Dr. Joseph Warren’s life has often been reduced to the afternoon of June 17, 1775 when he was killed at the battle of Bunker Hill and catapulted to martyrdom status. Although appointed a major general in the Provincial Army, Warren chose to fight as a volunteer alongside his patriot brethren. He was killed in the last seconds of the battle as he was covering his retreating men, when a musket ball struck him in the face. After Crown soldiers stripped his clothes and his possessions, they mutilated Warren’s body with bayonets and tossed his corpse into a shallow ditch. British Lt. Walter Laurie, in charge of the burial detail, wrote, “Doctor Warren, president of the Provincial Congress…and next to [Samuel] Adams in abilities, I found among the slain and stuffed the scoundrel with another rebel, into one hole, and there he and his seditious principles may remain.” Nine months later British forces evacuated finally ending the siege of Boston. John Warren, Joseph’s youngest brother, was one of the first people given permission by General George Washington to enter the besieged area of Breed’s Hill in Charlestown: “This day I visit Charlestown, and a most melancholy heap of ruins it is…When I consider that perhaps…I might be standing over the remains of a dear Brother, whose blood had stained these hallowed walks…how many endearing Scenes of paternal friendship [were] now past and gone forever.”

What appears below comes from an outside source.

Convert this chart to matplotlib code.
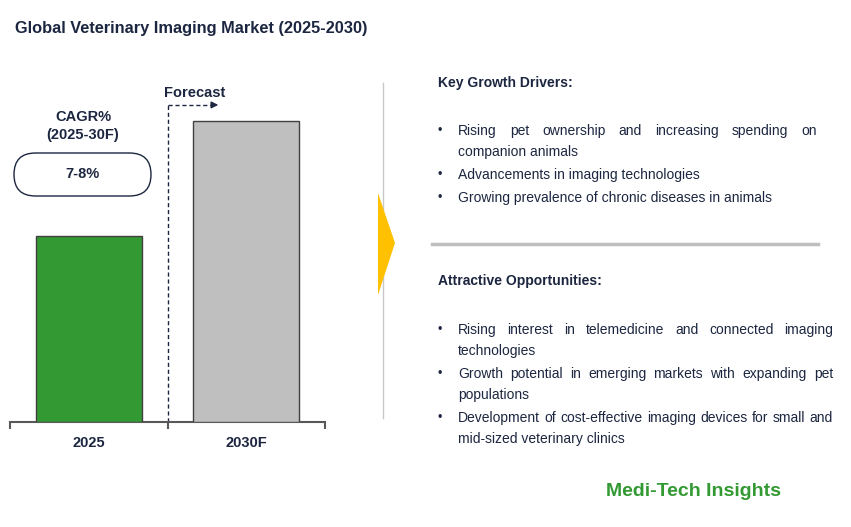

A local Church sexton claimed to know the vicinity of Warren’s temporary grave and on April 4, 1776, he led two of Warren’s brothers to the area. They began to carefully dig until “a corpse began to appear” less than three feet underground. With Warren’s body horribly decomposed, both brothers—distressed and emotional—left the scene. The remains were verified by the two artificial teeth that had been “fastened in with gold wire” just prior to his death. Warren’s remains were brought to the old statehouse where they lay in state for several days. On April 8, Warren’s body was carried to King’s Chapel where hundreds of mourners paid their respects. Warren was then laid to rest in the Old Granary Burial Ground surrounded by Boston’s finest dignitaries as well as the five victims of the Boston Massacre.
Almost 50 years later, Warren’s nephew, Dr. John Collins Warren removed his uncle’s remains from the Old Granary Burial Ground to an underground vault at St. Paul’s Church. Yet Warren’s postmortem journey didn’t end there. Dr. John Collins Warren had purchased a 500 square foot family plot in the garden cemetery of Forest Hills in Roxbury and began to reinter the remains of his closest family members including General Warren. In 1855, Joseph Warren’s remains were recovered from St. Paul’s Church and daguerreotype images were taken of his skull before he was moved to his final resting place in Forest Hills Cemetery in August 1856, where they currently rest. Warren’s fascinating eight-decade post-mortem journey has rightfully earned him the title as one of the most migratory corpses of all the founding founders.